When I was taught history in grade school it was always of brave explorers and colonists searching for new lands. It was always noble and very factual. Consideration for the First Nations point of view was never given. I suppose in the next few years as my own children go through the school system I will learn if Canada’s history is being taught differently.

The Residential School system and its legacy demonstrates that the actions of the church and the government were wrong. Taking children from their homes to Christianize them was wrong. Other abuses that happened, sexual and violent, were also wrong. As a church we have apologized and repented for our actions and we continue to work with First Nations communities towards healing.

The passage from 1 Kings with Ahab and Naboth demonstrates how relationships can break down. How our own actions distort our understanding of God and the relationship we hold with one another in Jesus Christ. Galatians reminds us that in Christ we are all equal.

I want to share a story from Linda Patton-Cowie. Linda is the minister at St. Mark’s in Orillia and is the convener of the Healing and Reconciliation Advisory Committee.

Linda writes:

Cindy Blackstock is the Executive Director of the First Nations Child and Family Caring Society. She is a member of the Gitxsan First Nation in British Columbia. Cindy is an advocate for the rights of Indigenous children. She works to keep children and families together and to ensure they have every opportunity to be happy and healthy. This includes identifying discrimination and fighting against it.

In 2007 she and the Society took their landmark child welfare case to the Canadian Human Rights Tribunal. In 2016 the Tribunal found that the Government of Canada racially discriminated against 163,000 First Nations children by denying them the same funding for child protection, education and health as other Canadian kids. Indigenous children receive between 22 and 34 percent less funding than non-Indigenous children.

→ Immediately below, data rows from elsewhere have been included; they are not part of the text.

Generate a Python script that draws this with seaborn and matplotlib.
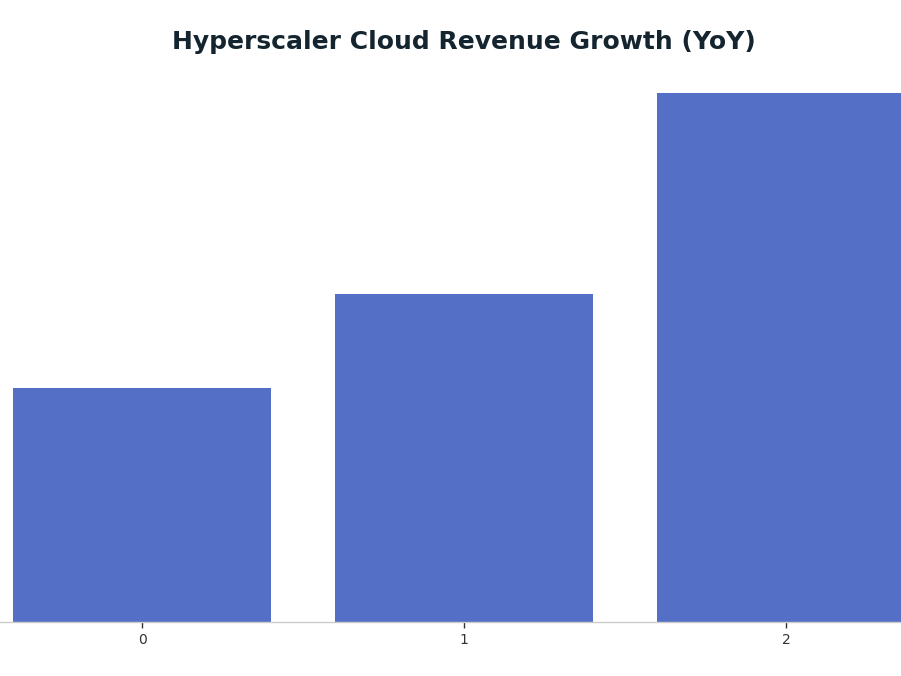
import matplotlib
matplotlib.use("Agg")
import matplotlib.pyplot as plt
import seaborn as sns
import pandas as pd

# Bar values (YoY growth)
categories = ["0", "1", "2"]
growth = [17.7, 24.8, 40.0]

df = pd.DataFrame({"cat": categories, "growth": growth})

sns.set_theme(style="white")
plt.rcParams["font.family"] = ["DejaVu Sans"]

fig = plt.figure(figsize=(9.01, 6.76), dpi=100)
ax = fig.add_axes([0, 54 / 676, 1, 529 / 676])

sns.barplot(data=df, x="cat", y="growth", color="#5470c6", saturation=1,
            width=0.8, linewidth=0, ax=ax)

ax.set_xlim(-0.441, 2.357)
ax.set_ylim(0, max(growth))
ax.set_xlabel("")
ax.set_ylabel("")
ax.set_yticks([])
for side in ["top", "right", "left"]:
    ax.spines[side].set_visible(False)
ax.spines["bottom"].set_color("#cccccc")
ax.spines["bottom"].set_linewidth(1)
ax.tick_params(axis="x", length=4, width=1, color="#333333",
               labelsize=10, labelcolor="#333333", pad=4, bottom=True)

fig.text(0.515, 1 - 41.5 / 676, "Hyperscaler Cloud Revenue Growth (YoY)",
         ha="center", va="center", fontsize=18, fontweight="bold",
         color="#14252f")

fig.savefig("out.png", dpi=100)
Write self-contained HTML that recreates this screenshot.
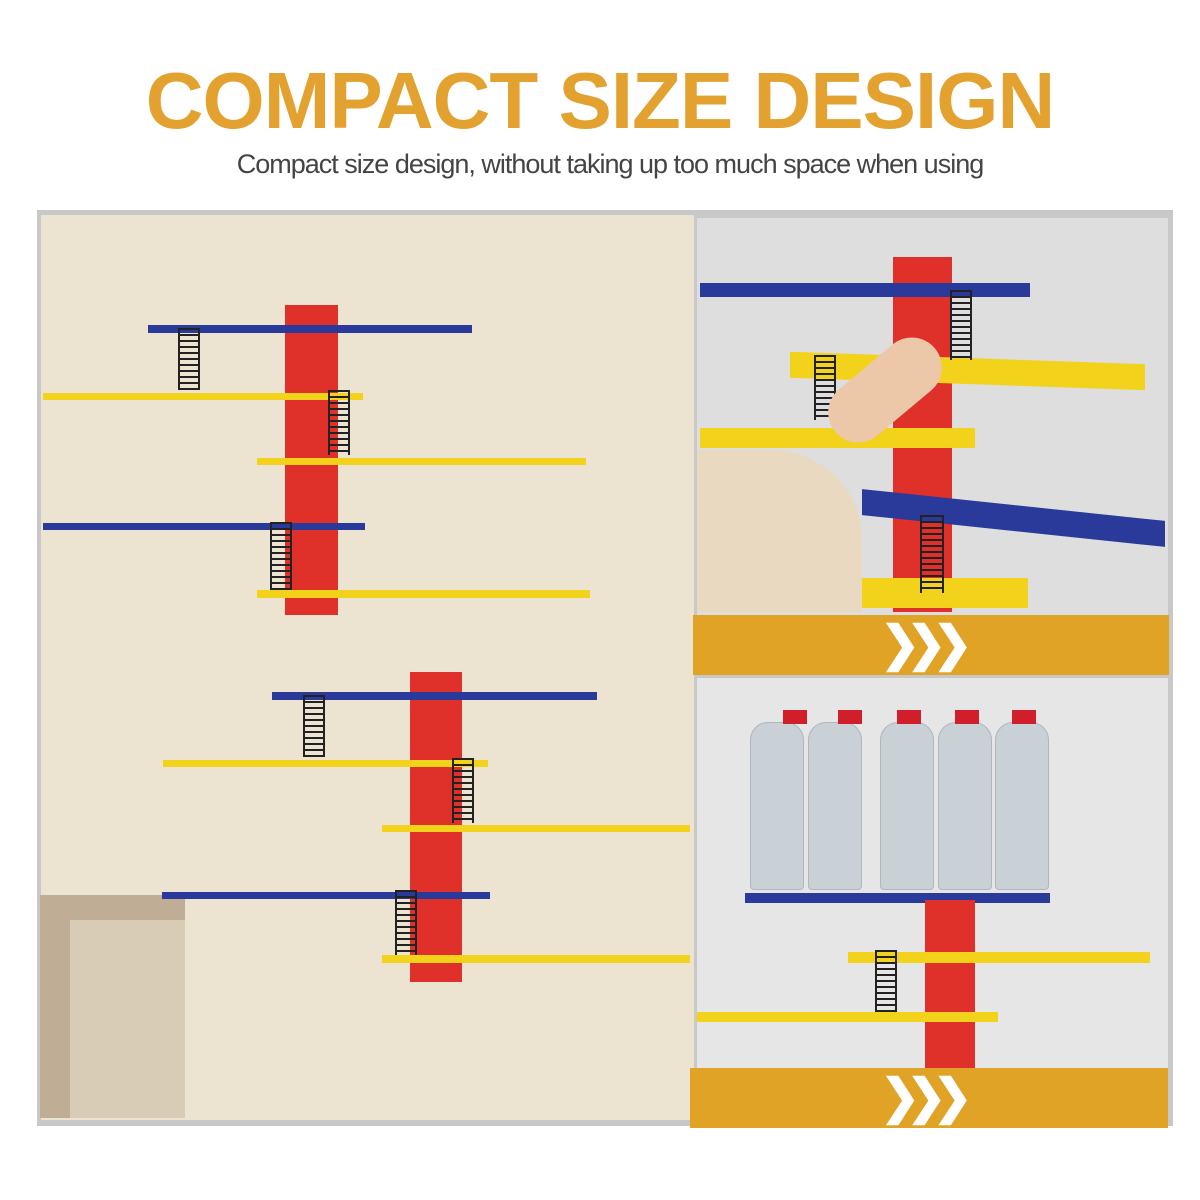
<!DOCTYPE html>
<html><head><style>
body{margin:0;width:1200px;height:1200px;background:#fff;position:relative;overflow:hidden;font-family:"Liberation Sans",sans-serif}
div{position:absolute;box-sizing:border-box}
.r{background:#e0302a}.b{background:#2a3a9a}.y{background:#f2d21a}
.lad{border-left:2px solid #222;border-right:2px solid #222;background:repeating-linear-gradient(#222 0 2px,transparent 2px 6px)}
.chev{color:#fff;font-weight:bold;font-size:48px;letter-spacing:-14px;line-height:60px}
.bt{background:#c9d0d6;border-radius:18px 18px 4px 4px;width:54px;height:168px;top:722px;border:1px solid #aeb6be}
.cap{background:#d01f2a;width:24px;height:14px;top:710px}
</style></head><body>
<div style="left:0;top:55px;width:1200px;text-align:center;font-size:80px;font-weight:bold;color:#e3a12f;letter-spacing:-1px">COMPACT SIZE DESIGN</div>
<div style="left:0;top:149px;width:1220px;text-align:center;font-size:27px;color:#444;letter-spacing:-1px">Compact size design, without taking up too much space when using</div>
<div style="left:37px;top:210px;width:1136px;height:916px;background:#c8c8c8"></div>
<div style="left:41px;top:215px;width:653px;height:905px;background:#ece3d0"></div>
<div style="left:40px;top:895px;width:145px;height:223px;background:#bfae95"></div>
<div style="left:70px;top:920px;width:115px;height:198px;background:#d8ccb6"></div>
<!-- left set 1 -->
<div class="r" style="left:285px;top:305px;width:53px;height:310px"></div>
<div class="b" style="left:148px;top:325px;width:324px;height:8px"></div>
<div class="y" style="left:43px;top:393px;width:320px;height:7px"></div>
<div class="y" style="left:257px;top:458px;width:329px;height:7px"></div>
<div class="b" style="left:43px;top:523px;width:322px;height:7px"></div>
<div class="y" style="left:257px;top:590px;width:333px;height:8px"></div>
<div class="lad" style="left:178px;top:328px;width:22px;height:62px"></div>
<div class="lad" style="left:328px;top:390px;width:22px;height:65px"></div>
<div class="lad" style="left:270px;top:522px;width:22px;height:68px"></div>
<!-- left set 2 -->
<div class="r" style="left:410px;top:672px;width:52px;height:310px"></div>
<div class="b" style="left:272px;top:692px;width:325px;height:8px"></div>
<div class="y" style="left:163px;top:760px;width:325px;height:7px"></div>
<div class="y" style="left:382px;top:825px;width:308px;height:7px"></div>
<div class="b" style="left:162px;top:892px;width:328px;height:7px"></div>
<div class="y" style="left:382px;top:955px;width:308px;height:8px"></div>
<div class="lad" style="left:303px;top:695px;width:22px;height:62px"></div>
<div class="lad" style="left:452px;top:758px;width:22px;height:65px"></div>
<div class="lad" style="left:395px;top:890px;width:22px;height:65px"></div>
<!-- right top -->
<div style="left:697px;top:218px;width:471px;height:397px;background:#dedede"></div>
<div class="r" style="left:893px;top:257px;width:59px;height:355px"></div>
<div class="b" style="left:700px;top:283px;width:330px;height:14px"></div>
<div class="y" style="left:790px;top:358px;width:355px;height:26px;transform:skewY(2deg)"></div>
<div class="y" style="left:700px;top:428px;width:275px;height:20px"></div>
<div class="b" style="left:862px;top:505px;width:303px;height:26px;transform:skewY(6deg)"></div>
<div class="y" style="left:815px;top:578px;width:213px;height:30px"></div>
<div class="lad" style="left:950px;top:290px;width:22px;height:70px"></div>
<div class="lad" style="left:814px;top:355px;width:22px;height:65px"></div>
<div class="lad" style="left:920px;top:515px;width:24px;height:78px"></div>
<div style="left:697px;top:450px;width:165px;height:162px;background:#e8d9c0;border-radius:0 90px 0 0"></div>
<div style="left:820px;top:360px;width:130px;height:60px;background:#ecc7a8;border-radius:30px;transform:rotate(-40deg)"></div>
<div style="left:693px;top:615px;width:476px;height:60px;background:#e0a326"></div>
<div class="chev" style="left:880px;top:615px">❯❯❯</div>
<!-- right bottom -->
<div style="left:697px;top:678px;width:471px;height:390px;background:#e6e6e6"></div>
<div class="bt" style="left:750px"></div><div class="bt" style="left:808px"></div><div class="bt" style="left:880px"></div><div class="bt" style="left:938px"></div><div class="bt" style="left:995px"></div>
<div class="cap" style="left:783px"></div><div class="cap" style="left:838px"></div><div class="cap" style="left:897px"></div><div class="cap" style="left:955px"></div><div class="cap" style="left:1012px"></div>
<div class="b" style="left:745px;top:893px;width:305px;height:10px"></div>
<div class="r" style="left:925px;top:900px;width:50px;height:168px"></div>
<div class="y" style="left:848px;top:952px;width:302px;height:11px"></div>
<div class="y" style="left:697px;top:1012px;width:301px;height:10px"></div>
<div class="lad" style="left:875px;top:950px;width:22px;height:62px"></div>
<div style="left:690px;top:1068px;width:478px;height:60px;background:#e0a326"></div>
<div class="chev" style="left:880px;top:1068px">❯❯❯</div>
</body></html>
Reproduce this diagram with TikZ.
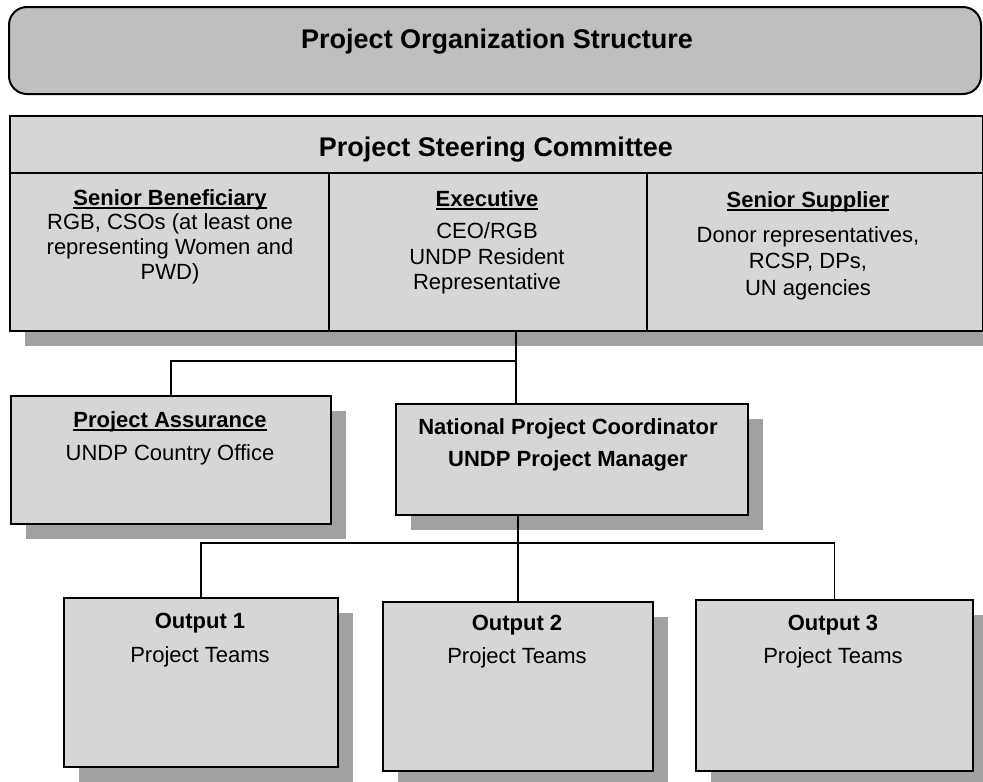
\documentclass[tikz,border=0pt]{standalone}
\usepackage{fontspec}
\setmainfont{Liberation Sans}
\newsavebox\myulbox
\newcommand\myul[1]{\sbox\myulbox{#1}\rlap{\rule[-3.5pt]{\wd\myulbox}{1.5pt}}\usebox\myulbox}
\usetikzlibrary{shadows}
\definecolor{boxgray}{gray}{0.84}
\definecolor{titlegray}{gray}{0.75}
\definecolor{shadowgray}{gray}{0.63}
\begin{document}
\begin{tikzpicture}[x=1pt,y=-1pt,
  plainbox/.style={draw=black, line width=2pt, fill=boxgray, inner sep=0pt, anchor=north west},
  box/.style={plainbox, drop shadow={shadow xshift=15pt, shadow yshift=-15pt, fill=shadowgray, opacity=1}},
  txt/.style={anchor=base, inner sep=0pt, font=\fontsize{22}{25}\selectfont},
  btxt/.style={anchor=base, inner sep=0pt, font=\fontsize{22}{25}\selectfont\bfseries},
  head/.style={anchor=base, inner sep=0pt, font=\fontsize{27}{30}\selectfont\bfseries},
  conn/.style={draw=black, line width=1.3pt}]
\useasboundingbox[fill=white] (0,0) rectangle (983,782);

% title
\node[plainbox, fill=titlegray, rounded corners=18pt, minimum width=972pt, minimum height=87pt] (title) at (8,6) {};
\node[head] (titletxt) at (497,48) {Project Organization Structure};

% steering committee
\node[box, minimum width=973pt, minimum height=215pt] (steer) at (9,115) {};
\node[plainbox, minimum width=973pt, minimum height=57pt] (hdr) at (9,115) {};
\node[plainbox, minimum width=319pt, minimum height=158pt] (sb) at (9,172) {};
\node[plainbox, minimum width=318pt, minimum height=158pt] (ex) at (328,172) {};
\node[plainbox, minimum width=336pt, minimum height=158pt] (ss) at (646,172) {};
\node[head] (hdrtxt) at (496,156) {Project Steering Committee};

\node[btxt] (sb1) at (170,205) {\myul{Senior Beneficiary}};
\node[txt] (sb2) at (170,229) {RGB, CSOs (at least one};
\node[txt] (sb3) at (170,254) {representing Women and};
\node[txt] (sb4) at (170,279) {PWD)};

\node[btxt] (ex1) at (487,206) {\myul{Executive}};
\node[txt] (ex2) at (487,238) {CEO/RGB};
\node[txt] (ex3) at (487,264) {UNDP Resident};
\node[txt] (ex4) at (487,289) {Representative};

\node[btxt] (ss1) at (808,207) {\myul{Senior Supplier}};
\node[txt] (ss2) at (808,242) {Donor representatives,};
\node[txt] (ss3) at (808,268) {RCSP, DPs,};
\node[txt] (ss4) at (808,295) {UN agencies};

% second level
\node[box, minimum width=320pt, minimum height=128pt] (pa) at (10,395) {};
\node[btxt] (pa1) at (170,427) {\myul{Project Assurance}};
\node[txt] (pa2) at (170,460) {UNDP Country Office};

\node[box, minimum width=352pt, minimum height=111pt] (npc) at (395,403) {};
\node[btxt] (npc1) at (568,434) {National Project Coordinator};
\node[btxt] (npc2) at (568,466) {UNDP Project Manager};

% outputs
\node[box, minimum width=274pt, minimum height=169pt] (o1) at (63,597) {};
\node[btxt] (o1a) at (200,628) {Output 1};
\node[txt] (o1b) at (200,662) {Project Teams};

\node[box, minimum width=270pt, minimum height=169pt] (o2) at (382,601) {};
\node[btxt] (o2a) at (517,630) {Output 2};
\node[txt] (o2b) at (517,663) {Project Teams};

\node[box, minimum width=277pt, minimum height=171pt] (o3) at (695,599) {};
\node[btxt] (o3a) at (833,630) {Output 3};
\node[txt] (o3b) at (833,663) {Project Teams};

% connectors
\coordinate (j1) at (516,361);
\draw[conn] (j1 |- steer.south) -- (j1 |- npc.north);
\draw[conn] (pa.north) |- (j1);
\coordinate (j2) at (517,543);
\draw[conn] (o2.north |- npc.south) -- (o2.north);
\draw[conn] (o1.north) |- (j2) -| (o3.north);
\end{tikzpicture}
\end{document}
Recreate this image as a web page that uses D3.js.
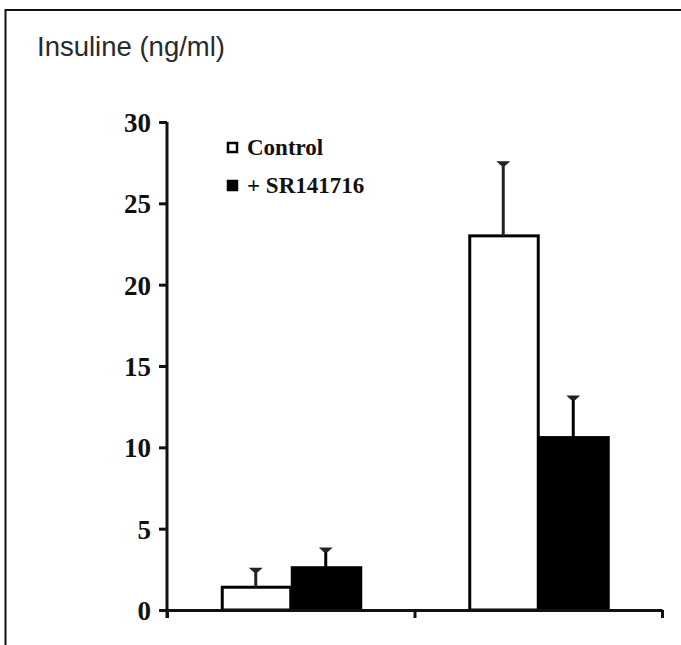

Cindy is determined to make sure discrimination is made visible, and to stand up against it. She says it’s our job as adults to stand up for kids. I agree. The prophet Isaiah spoke poetically of a time when “a little child shall lead them…” (Isaiah 11:6). We should listen to the voices of all children, so we can recognize the gift that all children are. We should not ignore Cindy’s wisdom: “Children are the keepers of the possible and they are experts in love and fairness so when a weary country cannot find its way forward, it need only grasp the hands of the young children to be guided lovingly and firmly forward.”

Our passages from both 1 Kings and Galatians demonstrate that God has a desire for justice and equality. As we consider our relationships with one another and with First Nations people let us remember that in Christ Jesus we are one. Amen.